So this is the task for one point, and I’ll give it without pretending it’s a formula. I don’t trade to teach, I don’t follow clean systems, and I rarely do what I’m supposed to. Most of the time, my trading style is built around hesitation. I watch the same setups too long, question the entries, then miss the exits. When I’m not overthinking, I’m second-guessing; when I’m not second-guessing, I’m doing nothing at all. That’s not strategy, that’s just how it works.
What I actually watch is BTC dominance, DXY, Spot ETF inflows, and a few structural patterns that come back again and again, even when they show up dressed in a new narrative. It’s less about clean candle formations or fib levels, more about mapping where money rotates when macro pressure shifts. BTC dominance tells you where the risk sits inside crypto. DXY shows you where it sits globally. Spot ETF inflows are now the closest thing we have to institutional heartbeat. When they pause, the whole market hesitates.
The entire structure leans on U.S. economic data. CPI, PPI, jobless claims, bond auctions, forward guidance: these are the events that shape positioning. Volatility doesn’t emerge from crypto itself anymore; it responds to external policy tension and liquidity conditions. You see it in how gold twitches before a Powell press conference or how yields jump on a bad auction. Bonds get nervous, capital moves. That’s when Bitcoin breathes.
People talk about sentiment like it’s some kind of standalone signal, but it’s usually just macro fatigue with a lag. Funding flips after the fact. Long-short ratios spike on confirmation. The conviction shows up late, and usually in the wrong direction. What looks like confidence is often just late positioning reacting to signals that already played out.
Some days I trade price. Some days I trade the way people react to price. Some days I do nothing, either because the move already happened or because there was never enough structure to begin with. I check the same chart ten times, ignore the clearest signal, and when the move finally comes, I tell myself I wasn’t planning to enter anyway. That’s how I stay flat. Sometimes that’s how I stay solvent. Risk management, most days, is not opening the app when I know I’d force a setup that isn’t there.
The indicators I use are basic for a reason. RSI when it diverges (especially across multiple timeframes), BOLL when the squeeze is clean and the volume profile isn’t lying, MACD only when the histogram starts shrinking after momentum already topped out.

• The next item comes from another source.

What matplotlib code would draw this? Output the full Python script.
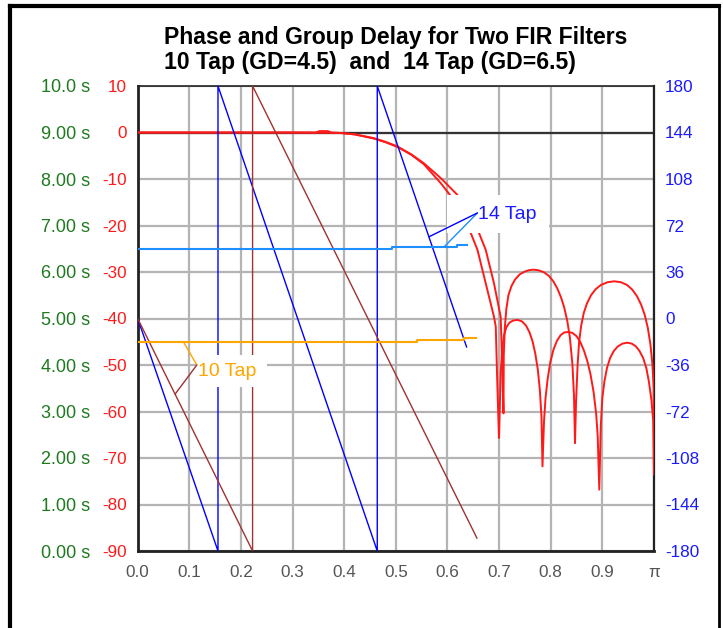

I don’t trade indicators by themselves; they only work when they match what the flow and the structure are already suggesting. Entries without pressure are fake. Exits without tension are soft.
I don’t scalp. I don’t marry coins. I don’t narrate every candle like it means something. I try to avoid the same setups that burned me last quarter and the same narratives that sounded smart but only worked once.
So yes, I BOLL. I look for reason in RSI. Sometimes I wait for MACD to go quiet, not loud. But more often than not, I miss the move entirely, and the best decision left is to buy the dip with perspective and touch grass. That’s my trading style: no alpha myth, no romantic backtest, just trying not to get erased while everyone else rewrites their memory to fit the chart.